> _Required task_: Your task is to copy a single run of lines that starts at the line with "Rebuild this chart" and stops at the line with "from matplotlib.patches import", keeping both ends. Copy nothing else.

> _Dataset_:
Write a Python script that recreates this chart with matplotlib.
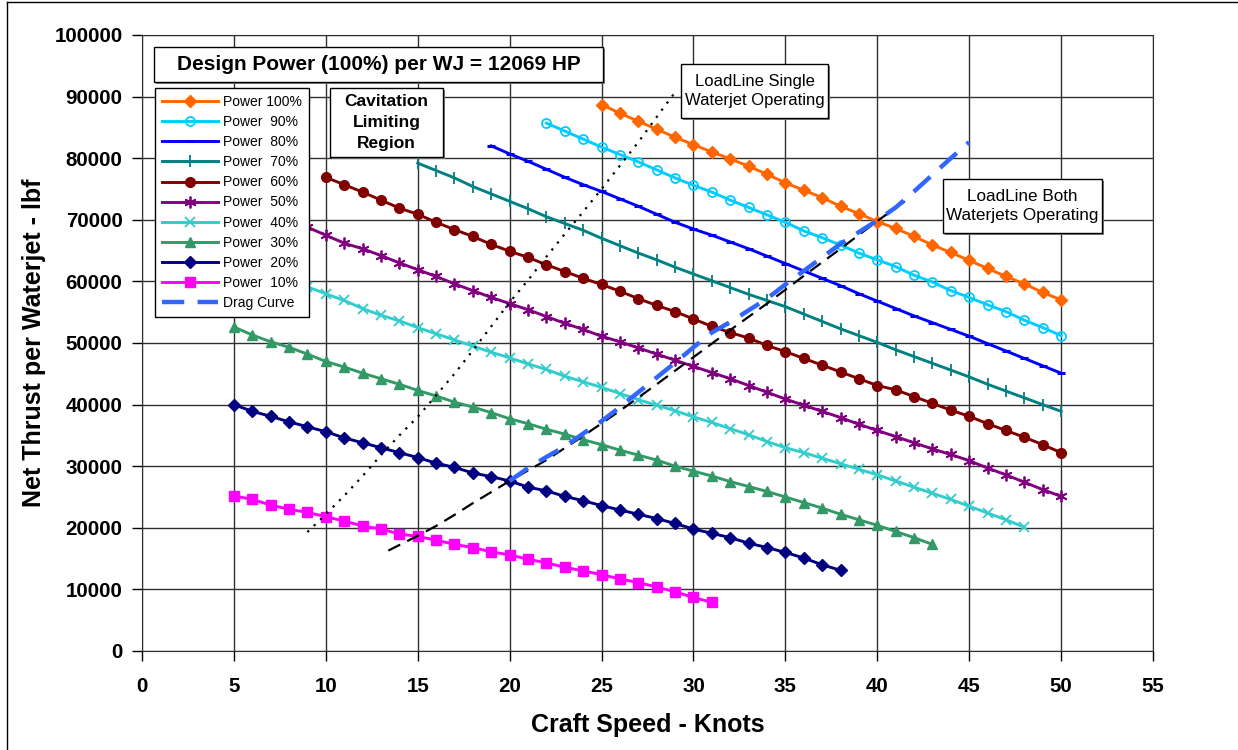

---

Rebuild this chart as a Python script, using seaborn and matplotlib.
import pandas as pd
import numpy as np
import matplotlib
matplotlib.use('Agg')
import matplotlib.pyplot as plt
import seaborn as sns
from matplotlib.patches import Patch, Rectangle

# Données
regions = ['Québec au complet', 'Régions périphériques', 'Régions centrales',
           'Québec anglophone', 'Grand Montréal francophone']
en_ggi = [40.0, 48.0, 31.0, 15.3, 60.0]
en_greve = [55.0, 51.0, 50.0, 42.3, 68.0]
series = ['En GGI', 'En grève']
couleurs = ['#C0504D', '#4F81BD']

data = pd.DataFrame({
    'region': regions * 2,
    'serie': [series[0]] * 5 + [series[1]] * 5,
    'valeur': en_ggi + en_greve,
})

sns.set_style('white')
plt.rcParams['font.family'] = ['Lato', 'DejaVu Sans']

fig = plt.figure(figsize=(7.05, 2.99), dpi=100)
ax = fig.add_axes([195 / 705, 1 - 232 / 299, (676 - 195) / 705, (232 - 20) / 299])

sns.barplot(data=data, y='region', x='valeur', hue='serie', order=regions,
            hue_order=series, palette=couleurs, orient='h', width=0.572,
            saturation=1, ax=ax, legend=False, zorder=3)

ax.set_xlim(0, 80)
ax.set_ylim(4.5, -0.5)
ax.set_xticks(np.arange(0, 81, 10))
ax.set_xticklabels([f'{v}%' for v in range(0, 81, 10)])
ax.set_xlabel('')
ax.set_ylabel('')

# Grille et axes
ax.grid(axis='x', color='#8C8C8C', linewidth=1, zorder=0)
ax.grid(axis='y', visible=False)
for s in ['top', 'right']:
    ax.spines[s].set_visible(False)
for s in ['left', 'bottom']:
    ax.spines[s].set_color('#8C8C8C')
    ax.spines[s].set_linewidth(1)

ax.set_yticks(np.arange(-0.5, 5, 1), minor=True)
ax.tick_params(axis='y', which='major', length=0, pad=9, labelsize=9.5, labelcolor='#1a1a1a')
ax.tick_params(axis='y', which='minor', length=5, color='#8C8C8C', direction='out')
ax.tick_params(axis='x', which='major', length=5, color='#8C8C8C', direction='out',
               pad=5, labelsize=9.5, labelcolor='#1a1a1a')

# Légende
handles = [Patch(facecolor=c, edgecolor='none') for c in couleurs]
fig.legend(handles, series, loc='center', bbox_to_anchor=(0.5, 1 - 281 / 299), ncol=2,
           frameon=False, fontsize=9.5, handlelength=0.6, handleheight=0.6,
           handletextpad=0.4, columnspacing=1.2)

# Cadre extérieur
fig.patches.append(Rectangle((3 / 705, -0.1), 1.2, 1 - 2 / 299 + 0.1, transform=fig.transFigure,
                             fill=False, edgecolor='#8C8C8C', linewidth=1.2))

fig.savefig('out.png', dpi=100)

> _Written answer_:
Rebuild this chart as a Python script, using seaborn and matplotlib.
import pandas as pd
import numpy as np
import matplotlib
matplotlib.use('Agg')
import matplotlib.pyplot as plt
import seaborn as sns
from matplotlib.patches import Patch, Rectangle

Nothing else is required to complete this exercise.